In fact, she ignites such a spark in some of those final scenes that you wonder what a more energetic director or polished screenplay could have done for this film, not to mention her performance.
There are several long-take screaming matches that Winslet athletically charges through, but, playing against two steaming duds of scene partners in Belushi and especially Timberlake, she nearly comes off looking ridiculous. Or maybe that’s just residual effect of the script’s incessant demeaning of women. As The Hollywood Reporter’s Ashley Lee, who was also at the screening, said, “If you take a sip whenever a man calls a woman ‘crazy’ or ‘nuts’ in Wonder Wheel you will be sloshed by the time the credits roll.”
Could you call Winslet brilliant in this film? I think so? The rest is such a mess it’s honestly too hard to tell—least of which is the post-Weinstein furor that haunts its release.
As a movie fan, you might return for a new Woody Allen film nostalgic for the masterful storytelling of his glory days. As a critic, regardless of your feelings on the allegations against Allen, you return because his films remain, for better or worse, cultural events. But there’s now something uncomfortable and exceedingly complicated to reckon with when it comes to his films’ stars.
Winslet joined the many actresses who have unequivocally condemned Weinstein’s behavior, calling the allegations against him “disgraceful and appalling” and praising the women who have come forward as “incredibly brave.”

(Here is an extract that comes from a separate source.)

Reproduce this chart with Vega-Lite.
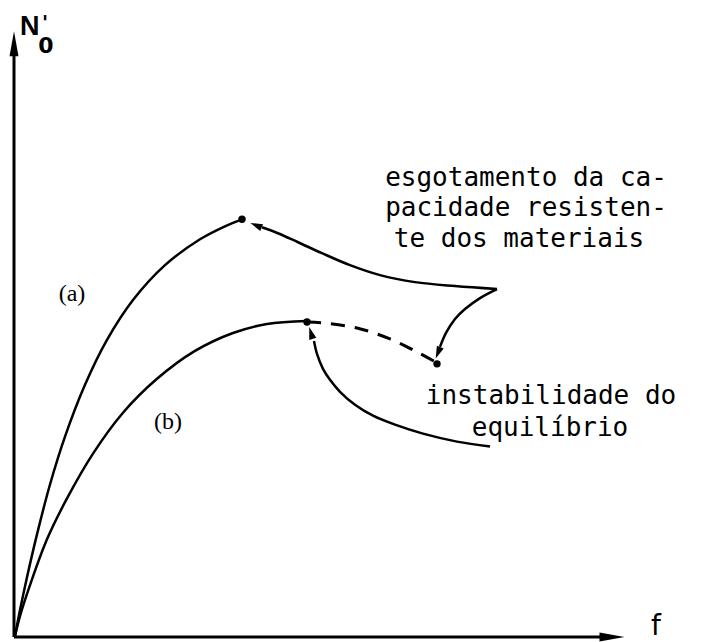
{
  "$schema": "https://vega.github.io/schema/vega-lite/v6.json",
  "width": 705,
  "height": 642,
  "autosize": {"type": "fit", "contains": "padding"},
  "padding": 0,
  "background": "white",
  "config": {"view": {"stroke": null}},
  "datasets": {
    "curves": [
      {"curve": "a", "i": 0, "f": 0, "N": 0},
      {"curve": "a", "i": 1, "f": 5, "N": 26},
      {"curve": "a", "i": 2, "f": 12, "N": 59},
      {"curve": "a", "i": 3, "f": 22, "N": 102},
      {"curve": "a", "i": 4, "f": 35, "N": 152},
      {"curve": "a", "i": 5, "f": 50, "N": 200},
      {"curve": "a", "i": 6, "f": 70, "N": 252},
      {"curve": "a", "i": 7, "f": 92, "N": 297},
      {"curve": "a", "i": 8, "f": 118, "N": 337},
      {"curve": "a", "i": 9, "f": 150, "N": 372},
      {"curve": "a", "i": 10, "f": 185, "N": 398},
      {"curve": "a", "i": 11, "f": 210, "N": 411},
      {"curve": "a", "i": 12, "f": 227, "N": 418},
      {"curve": "b", "i": 0, "f": 0, "N": 0},
      {"curve": "b", "i": 1, "f": 5, "N": 20},
      {"curve": "b", "i": 2, "f": 15, "N": 51},
      {"curve": "b", "i": 3, "f": 32, "N": 97},
      {"curve": "b", "i": 4, "f": 52, "N": 138},
      {"curve": "b", "i": 5, "f": 78, "N": 183},
      {"curve": "b", "i": 6, "f": 108, "N": 224},
      {"curve": "b", "i": 7, "f": 142, "N": 258},
      {"curve": "b", "i": 8, "f": 180, "N": 286},
      {"curve": "b", "i": 9, "f": 218, "N": 304},
      {"curve": "b", "i": 10, "f": 252, "N": 313},
      {"curve": "b", "i": 11, "f": 292, "N": 316},
      {"curve": "arrow1", "i": 0, "f": 482, "N": 348},
      {"curve": "arrow1", "i": 1, "f": 440, "N": 351},
      {"curve": "arrow1", "i": 2, "f": 400, "N": 355},
      {"curve": "arrow1", "i": 3, "f": 365, "N": 362},
      {"curve": "arrow1", "i": 4, "f": 335, "N": 372},
      {"curve": "arrow1", "i": 5, "f": 307, "N": 384},
      {"curve": "arrow1", "i": 6, "f": 283, "N": 395},
      {"curve": "arrow1", "i": 7, "f": 263, "N": 404},
      {"curve": "arrow1", "i": 8, "f": 247, "N": 410},
      {"curve": "arrow2", "i": 0, "f": 482, "N": 348},
      {"curve": "arrow2", "i": 1, "f": 465, "N": 339},
      {"curve": "arrow2", "i": 2, "f": 450, "N": 328},
      {"curve": "arrow2", "i": 3, "f": 440, "N": 318},
      {"curve": "arrow2", "i": 4, "f": 431, "N": 304},
      {"curve": "arrow2", "i": 5, "f": 425, "N": 290},
      {"curve": "arrow3", "i": 0, "f": 475, "N": 190},
      {"curve": "arrow3", "i": 1, "f": 442, "N": 195},
      {"curve": "arrow3", "i": 2, "f": 408, "N": 203},
      {"curve": "arrow3", "i": 3, "f": 380, "N": 212},
      {"curve": "arrow3", "i": 4, "f": 358, "N": 221},
      {"curve": "arrow3", "i": 5, "f": 340, "N": 232},
      {"curve": "arrow3", "i": 6, "f": 325, "N": 245},
      {"curve": "arrow3", "i": 7, "f": 315, "N": 257},
      {"curve": "arrow3", "i": 8, "f": 308, "N": 268},
      {"curve": "arrow3", "i": 9, "f": 302, "N": 283},
      {"curve": "arrow3", "i": 10, "f": 299, "N": 296}
    ],
    "dashed": [
      {"i": 0, "f": 292, "N": 315},
      {"i": 1, "f": 308, "N": 314},
      {"i": 2, "f": 342, "N": 309},
      {"i": 3, "f": 375, "N": 298},
      {"i": 4, "f": 402, "N": 285},
      {"i": 5, "f": 422, "N": 274}
    ],
    "axes": [
      {"name": "f", "f": -1, "N": -1, "f2": 590, "N2": -1},
      {"name": "N", "f": -1, "N": -1, "f2": -1, "N2": 585}
    ],
    "heads": [
      {"name": "f", "f": 597, "N": -1},
      {"name": "N", "f": -1, "N": 594},
      {"name": "arrow1", "f": 241, "N": 412},
      {"name": "arrow2", "f": 423, "N": 284},
      {"name": "arrow3", "f": 296, "N": 304}
    ],
    "dots": [
      {"f": 227, "N": 418},
      {"f": 292, "N": 315},
      {"f": 422, "N": 273}
    ],
    "notes": [
      {"text": "esgotamento da ca-", "f": 511, "N": 451},
      {"text": "pacidade resisten-", "f": 511, "N": 421},
      {"text": "te dos materiais", "f": 504, "N": 390},
      {"text": "instabilidade do", "f": 536, "N": 233},
      {"text": "equilíbrio", "f": 535, "N": 201}
    ],
    "tags": [
      {"text": "(a)", "f": 57, "N": 343},
      {"text": "(b)", "f": 153, "N": 215}
    ]
  },
  "encoding": {
    "x": {"field": "f", "type": "quantitative", "axis": null,
          "scale": {"domain": [-15, 690], "nice": false, "zero": false}},
    "y": {"field": "N", "type": "quantitative", "axis": null,
          "scale": {"domain": [-4, 638], "nice": false, "zero": false}}
  },
  "layer": [
    {
      "data": {"name": "axes"},
      "mark": {"type": "rule", "color": "black", "strokeWidth": 3},
      "encoding": {
        "x2": {"field": "f2"},
        "y2": {"field": "N2"}
      }
    },
    {
      "data": {"name": "curves"},
      "mark": {"type": "line", "color": "black", "strokeWidth": 2.5, "interpolate": "catmull-rom"},
      "encoding": {
        "detail": {"field": "curve"},
        "order": {"field": "i", "type": "quantitative"}
      }
    },
    {
      "data": {"name": "dashed"},
      "mark": {"type": "line", "color": "black", "strokeWidth": 3, "strokeDash": [14, 10], "interpolate": "catmull-rom"},
      "encoding": {
        "order": {"field": "i", "type": "quantitative"}
      }
    },
    {
      "data": {"name": "dots"},
      "mark": {"type": "point", "shape": "circle", "filled": true, "color": "black", "opacity": 1, "size": 55},
      "encoding": {}
    },
    {
      "data": {"name": "heads"},
      "transform": [{"filter": "datum.name === 'f'"}],
      "mark": {"type": "point", "shape": "M 1 0 L -1 -0.36 L -1 0.36 Z", "filled": true, "color": "black", "opacity": 1, "size": 625, "angle": 0},
      "encoding": {}
    },
    {
      "data": {"name": "heads"},
      "transform": [{"filter": "datum.name === 'N'"}],
      "mark": {"type": "point", "shape": "M 1 0 L -1 -0.36 L -1 0.36 Z", "filled": true, "color": "black", "opacity": 1, "size": 625, "angle": 270},
      "encoding": {}
    },
    {
      "data": {"name": "heads"},
      "transform": [{"filter": "datum.name === 'arrow1'"}],
      "mark": {"type": "point", "shape": "M 1 0 L -1 -0.6 L -1 0.6 Z", "filled": true, "color": "black", "opacity": 1, "size": 150, "angle": 203},
      "encoding": {}
    },
    {
      "data": {"name": "heads"},
      "transform": [{"filter": "datum.name === 'arrow2'"}],
      "mark": {"type": "point", "shape": "M 1 0 L -1 -0.6 L -1 0.6 Z", "filled": true, "color": "black", "opacity": 1, "size": 150, "angle": 112},
      "encoding": {}
    },
    {
      "data": {"name": "heads"},
      "transform": [{"filter": "datum.name === 'arrow3'"}],
      "mark": {"type": "point", "shape": "M 1 0 L -1 -0.6 L -1 0.6 Z", "filled": true, "color": "black", "opacity": 1, "size": 150, "angle": 253},
      "encoding": {}
    },
    {
      "data": {"name": "notes"},
      "mark": {"type": "text", "font": "DejaVu Sans Mono", "fontSize": 26, "color": "black", "align": "center", "baseline": "alphabetic"},
      "encoding": {"text": {"field": "text"}}
    },
    {
      "data": {"name": "tags"},
      "mark": {"type": "text", "font": "Liberation Serif", "fontSize": 24, "color": "black", "align": "center", "baseline": "middle"},
      "encoding": {"text": {"field": "text"}}
    },
    {
      "data": {"values": [{"text": "N", "f": 5, "N": 603}]},
      "mark": {"type": "text", "font": "Liberation Sans Narrow, Liberation Sans", "fontSize": 27, "fontWeight": "bold", "color": "black", "align": "left", "baseline": "alphabetic"},
      "encoding": {"text": {"field": "text"}}
    },
    {
      "data": {"values": [{"text": "'", "f": 30, "N": 625}]},
      "mark": {"type": "text", "font": "DejaVu Sans", "fontSize": 20, "fontWeight": "bold", "color": "black", "align": "center", "baseline": "top"},
      "encoding": {"text": {"field": "text"}}
    },
    {
      "data": {"values": [{"text": "0", "f": 31, "N": 585}]},
      "mark": {"type": "text", "font": "DejaVu Sans", "fontSize": 22, "fontWeight": "bold", "color": "black", "align": "center", "baseline": "alphabetic"},
      "encoding": {"text": {"field": "text"}}
    },
    {
      "data": {"values": [{"text": "f", "f": 641, "N": 1}]},
      "mark": {"type": "text", "font": "DejaVu Sans", "fontSize": 28, "color": "black", "align": "center", "baseline": "alphabetic"},
      "encoding": {"text": {"field": "text"}}
    }
  ]
}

The actress, who won an Oscar for The Weinstein Company’s The Reader in 2009, said in her statement, “I had hoped that these kind of stories were just made up rumours, maybe we have all been naïve. And it makes me so angry. There must be ‘no tolerance’ of this degrading, vile treatment of women in ANY workplace anywhere in the world.”
The fact remains, however, that Winslet acted in the film Carnage for Roman Polanski, who was just accused by a fourth woman of sexually assaulting her while she was underage. (Weinstein, for his part, rallied the filmmaking community around Polanski to shield him from jail time, saying in 2009, “Whatever you think about the so-called crime, Polanski has served his time.”)
And when asked about whether the molestation allegations against Woody Allen gave her pause before agreeing to star in Wonder Wheel, her defense was, to be blunt, clumsy.
“Of course one thinks about it,” she told The New York Times. “But at the same time, I didn’t know Woody and I don’t know anything about that family. As the actor in the film, you just have to step away and say, I don’t know anything, really, and whether any of it is true or false. Having thought it all through, you put it to one side and just work with the person. Woody Allen is an incredible director. So is Roman Polanski. I had an extraordinary working experience with both of those men, and that’s the truth.”
Granted, Winslet gave that interview before the bombshell Weinstein investigations were released, but the defense seems to be at odds with her post-Harvey statement. And while it’s too much of a leap to jump to hypocrisy, there is a slew of stars who are in similarly awkward positions when it comes to working with Allen. As Lena Dunham recently wrote, “Woody Allen, whose daughter has said, over his denials, that he sexually abused her as a child, is still getting the hottest young stars to work with him.”
It’s frankly shocking, given the fact that signing on for a Woody Allen movie raises so many eyebrows—as Ronan Farrow said, starring in Allen’s films without speaking out about the molestation allegations “sends a message to victims that it’s not worth the anguish of coming forward—that so many stars still top his cast lists. Among them: Blake Lively, Miley Cyrus, Steve Carell, Kristen Stewart, Joaquin Phoenix, Emma Stone, Colin Firth, Selena Gomez, and Jude Law.
Perhaps even more so than for Allen’s last release, Café Society, we should expect the Weinstein case to bring the molestation allegations against him and the art vs. artist debate to the forefront of the Wonder Wheel press tour. And maybe the bigger question is if, this time, it will change things going forward.